** begin Data excerpt **

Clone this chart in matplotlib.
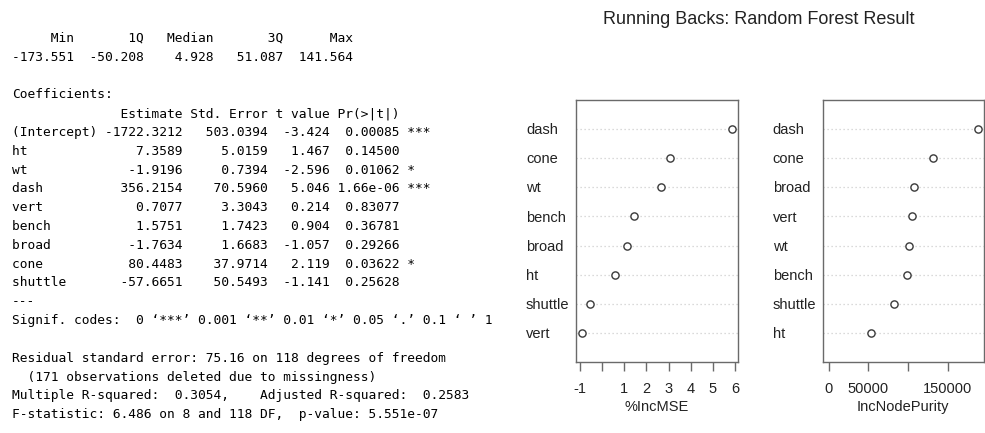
import matplotlib
matplotlib.use("Agg")
import matplotlib.pyplot as plt
import matplotlib.transforms as mtransforms

W, H = 985, 433

# ---------------- data ----------------
resid_names = ["Min", "1Q", "Median", "3Q", "Max"]
resid_values = ["-173.551", "-50.208", "4.928", "51.087", "141.564"]

coef_names = ["(Intercept)", "ht", "wt", "dash", "vert", "bench", "broad", "cone", "shuttle"]
coef_estimate = ["-1722.3212", "7.3589", "-1.9196", "356.2154", "0.7077", "1.5751", "-1.7634", "80.4483", "-57.6651"]
coef_stderr = ["503.0394", "5.0159", "0.7394", "70.5960", "3.3043", "1.7423", "1.6683", "37.9714", "50.5493"]
coef_tvalue = ["-3.424", "1.467", "-2.596", "5.046", "0.214", "0.904", "-1.057", "2.119", "-1.141"]
coef_pvalue = ["0.00085", "0.14500", "0.01062", "1.66e-06", "0.83077", "0.36781", "0.29266", "0.03622", "0.25628"]
coef_signif = ["***", "", "*", "***", "", "", "", "*", ""]

footer_lines = [
    "---",
    "Signif. codes:  0 \u2018***\u2019 0.001 \u2018**\u2019 0.01 \u2018*\u2019 0.05 \u2018.\u2019 0.1 \u2018 \u2019 1",
    "",
    "Residual standard error: 75.16 on 118 degrees of freedom",
    "  (171 observations deleted due to missingness)",
    "Multiple R-squared:  0.3054,    Adjusted R-squared:  0.2583 ",
    "F-statistic: 6.486 on 8 and 118 DF,  p-value: 5.551e-07",
]

mse_vars = ["dash", "cone", "wt", "bench", "broad", "ht", "shuttle", "vert"]
mse_vals = [5.86, 3.04, 2.65, 1.43, 1.14, 0.57, -0.55, -0.91]
mse_ticks = [-1, 0, 1, 2, 3, 4, 5, 6]
mse_ticklabels = ["-1", "", "1", "2", "3", "4", "5", "6"]

np_vars = ["dash", "cone", "broad", "vert", "wt", "bench", "shuttle", "ht"]
np_vals = [188000, 131000, 107800, 104500, 100700, 99000, 81900, 53700]
np_ticks = [0, 50000, 100000, 150000]
np_ticklabels = ["0", "50000", "", "150000"]

title = "Running Backs: Random Forest Result"

# ---------------- figure ----------------
fig = plt.figure(figsize=(W / 100, H / 100), dpi=100)
fig.patch.set_facecolor("white")

# ---- left: R console text ----
lines = []
lines.append(" ".join(f"{n:>8}" for n in resid_names) + " ")
lines.append(" ".join(f"{v:>8}" for v in resid_values) + " ")
lines.append("")
lines.append("Coefficients:")
lines.append(f"{'':11} {'Estimate':>10} {'Std. Error':>10} {'t value':>7} {'Pr(>|t|)':>8}    ")
for n, e, s, t, p, g in zip(coef_names, coef_estimate, coef_stderr, coef_tvalue, coef_pvalue, coef_signif):
    lines.append(f"{n:<11} {e:>10} {s:>10} {t:>7} {p:>8} {g}")
lines.extend(footer_lines)

mono = "DejaVu Sans Mono"
base0 = 41.7
step = 18.83
for i, line in enumerate(lines):
    if not line:
        continue
    y = base0 + i * step
    fig.text(12 / W, 1 - y / H, line, family=mono, fontsize=9.3,
             color="#000000", ha="left", va="baseline")

# ---- right: dot charts ----
sans = ["Liberation Sans", "DejaVu Sans"]
edge = "#6a6a6a"


def dotchart(left_px, right_px, names, vals, xlo, ticks, ticklabels, xlabel):
    top_px, bot_px = 100, 362
    ax = fig.add_axes([left_px / W, 1 - bot_px / H,
                       (right_px - left_px) / W, (bot_px - top_px) / H])
    n = len(vals)
    pos = [n - i for i in range(n)]
    lo = xlo if xlo is not None else min(vals)
    hi = max(vals)
    r = hi - lo
    ax.set_xlim(lo - 0.04 * r, hi + 0.04 * r)
    ax.set_ylim(0, n + 1)
    ax.hlines(pos, 0, 1, transform=ax.get_yaxis_transform(),
              colors="#cfcfcf", linestyles=(0, (1, 2.2)), linewidth=0.9, zorder=1)
    ax.plot(vals, pos, "o", mfc="white", mec="#3a3a3a", mew=1.0, ms=5.2,
            linestyle="none", zorder=3, clip_on=False)
    ax.set_yticks([])
    ax.set_xticks(ticks)
    ax.set_xticklabels(ticklabels, family=sans, fontsize=10.5, color="#222222")
    ax.tick_params(axis="x", direction="out", length=6.5, width=1.0,
                   color=edge, pad=8)
    for s in ax.spines.values():
        s.set_color(edge)
        s.set_linewidth(1.0)
    ax.set_xlabel(xlabel, family=sans, fontsize=10.5, color="#222222", labelpad=3)
    tr = mtransforms.blended_transform_factory(fig.transFigure, ax.transData)
    for nm, p in zip(names, pos):
        fig.text((left_px - 50) / W, p - 0.04, nm, transform=tr, family=sans,
                 fontsize=10.5, color="#222222", ha="left", va="center")
    return ax


dotchart(576, 738, mse_vars, mse_vals, None, mse_ticks, mse_ticklabels, "%IncMSE")
dotchart(822.7, 984, np_vars, np_vals, 0, np_ticks, np_ticklabels, "IncNodePurity")

fig.text(759 / W, 1 - 20 / H, title, family=sans, fontsize=13,
         color="#222222", ha="center", va="center")

fig.savefig("out.png", dpi=100)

** end Data excerpt **

_Requirements_:
Transcribe the full listing above exactly, with the images removed.

_Solution to the problem_:
Clone this chart in matplotlib.
import matplotlib
matplotlib.use("Agg")
import matplotlib.pyplot as plt
import matplotlib.transforms as mtransforms

W, H = 985, 433

# ---------------- data ----------------
resid_names = ["Min", "1Q", "Median", "3Q", "Max"]
resid_values = ["-173.551", "-50.208", "4.928", "51.087", "141.564"]

coef_names = ["(Intercept)", "ht", "wt", "dash", "vert", "bench", "broad", "cone", "shuttle"]
coef_estimate = ["-1722.3212", "7.3589", "-1.9196", "356.2154", "0.7077", "1.5751", "-1.7634", "80.4483", "-57.6651"]
coef_stderr = ["503.0394", "5.0159", "0.7394", "70.5960", "3.3043", "1.7423", "1.6683", "37.9714", "50.5493"]
coef_tvalue = ["-3.424", "1.467", "-2.596", "5.046", "0.214", "0.904", "-1.057", "2.119", "-1.141"]
coef_pvalue = ["0.00085", "0.14500", "0.01062", "1.66e-06", "0.83077", "0.36781", "0.29266", "0.03622", "0.25628"]
coef_signif = ["***", "", "*", "***", "", "", "", "*", ""]

footer_lines = [
    "---",
    "Signif. codes:  0 \u2018***\u2019 0.001 \u2018**\u2019 0.01 \u2018*\u2019 0.05 \u2018.\u2019 0.1 \u2018 \u2019 1",
    "",
    "Residual standard error: 75.16 on 118 degrees of freedom",
    "  (171 observations deleted due to missingness)",
    "Multiple R-squared:  0.3054,    Adjusted R-squared:  0.2583 ",
    "F-statistic: 6.486 on 8 and 118 DF,  p-value: 5.551e-07",
]

mse_vars = ["dash", "cone", "wt", "bench", "broad", "ht", "shuttle", "vert"]
mse_vals = [5.86, 3.04, 2.65, 1.43, 1.14, 0.57, -0.55, -0.91]
mse_ticks = [-1, 0, 1, 2, 3, 4, 5, 6]
mse_ticklabels = ["-1", "", "1", "2", "3", "4", "5", "6"]

np_vars = ["dash", "cone", "broad", "vert", "wt", "bench", "shuttle", "ht"]
np_vals = [188000, 131000, 107800, 104500, 100700, 99000, 81900, 53700]
np_ticks = [0, 50000, 100000, 150000]
np_ticklabels = ["0", "50000", "", "150000"]

title = "Running Backs: Random Forest Result"

# ---------------- figure ----------------
fig = plt.figure(figsize=(W / 100, H / 100), dpi=100)
fig.patch.set_facecolor("white")

# ---- left: R console text ----
lines = []
lines.append(" ".join(f"{n:>8}" for n in resid_names) + " ")
lines.append(" ".join(f"{v:>8}" for v in resid_values) + " ")
lines.append("")
lines.append("Coefficients:")
lines.append(f"{'':11} {'Estimate':>10} {'Std. Error':>10} {'t value':>7} {'Pr(>|t|)':>8}    ")
for n, e, s, t, p, g in zip(coef_names, coef_estimate, coef_stderr, coef_tvalue, coef_pvalue, coef_signif):
    lines.append(f"{n:<11} {e:>10} {s:>10} {t:>7} {p:>8} {g}")
lines.extend(footer_lines)

mono = "DejaVu Sans Mono"
base0 = 41.7
step = 18.83
for i, line in enumerate(lines):
    if not line:
        continue
    y = base0 + i * step
    fig.text(12 / W, 1 - y / H, line, family=mono, fontsize=9.3,
             color="#000000", ha="left", va="baseline")

# ---- right: dot charts ----
sans = ["Liberation Sans", "DejaVu Sans"]
edge = "#6a6a6a"


def dotchart(left_px, right_px, names, vals, xlo, ticks, ticklabels, xlabel):
    top_px, bot_px = 100, 362
    ax = fig.add_axes([left_px / W, 1 - bot_px / H,
                       (right_px - left_px) / W, (bot_px - top_px) / H])
    n = len(vals)
    pos = [n - i for i in range(n)]
    lo = xlo if xlo is not None else min(vals)
    hi = max(vals)
    r = hi - lo
    ax.set_xlim(lo - 0.04 * r, hi + 0.04 * r)
    ax.set_ylim(0, n + 1)
    ax.hlines(pos, 0, 1, transform=ax.get_yaxis_transform(),
              colors="#cfcfcf", linestyles=(0, (1, 2.2)), linewidth=0.9, zorder=1)
    ax.plot(vals, pos, "o", mfc="white", mec="#3a3a3a", mew=1.0, ms=5.2,
            linestyle="none", zorder=3, clip_on=False)
    ax.set_yticks([])
    ax.set_xticks(ticks)
    ax.set_xticklabels(ticklabels, family=sans, fontsize=10.5, color="#222222")
    ax.tick_params(axis="x", direction="out", length=6.5, width=1.0,
                   color=edge, pad=8)
    for s in ax.spines.values():
        s.set_color(edge)
        s.set_linewidth(1.0)
    ax.set_xlabel(xlabel, family=sans, fontsize=10.5, color="#222222", labelpad=3)
    tr = mtransforms.blended_transform_factory(fig.transFigure, ax.transData)
    for nm, p in zip(names, pos):
        fig.text((left_px - 50) / W, p - 0.04, nm, transform=tr, family=sans,
                 fontsize=10.5, color="#222222", ha="left", va="center")
    return ax


dotchart(576, 738, mse_vars, mse_vals, None, mse_ticks, mse_ticklabels, "%IncMSE")
dotchart(822.7, 984, np_vars, np_vals, 0, np_ticks, np_ticklabels, "IncNodePurity")

fig.text(759 / W, 1 - 20 / H, title, family=sans, fontsize=13,
         color="#222222", ha="center", va="center")

fig.savefig("out.png", dpi=100)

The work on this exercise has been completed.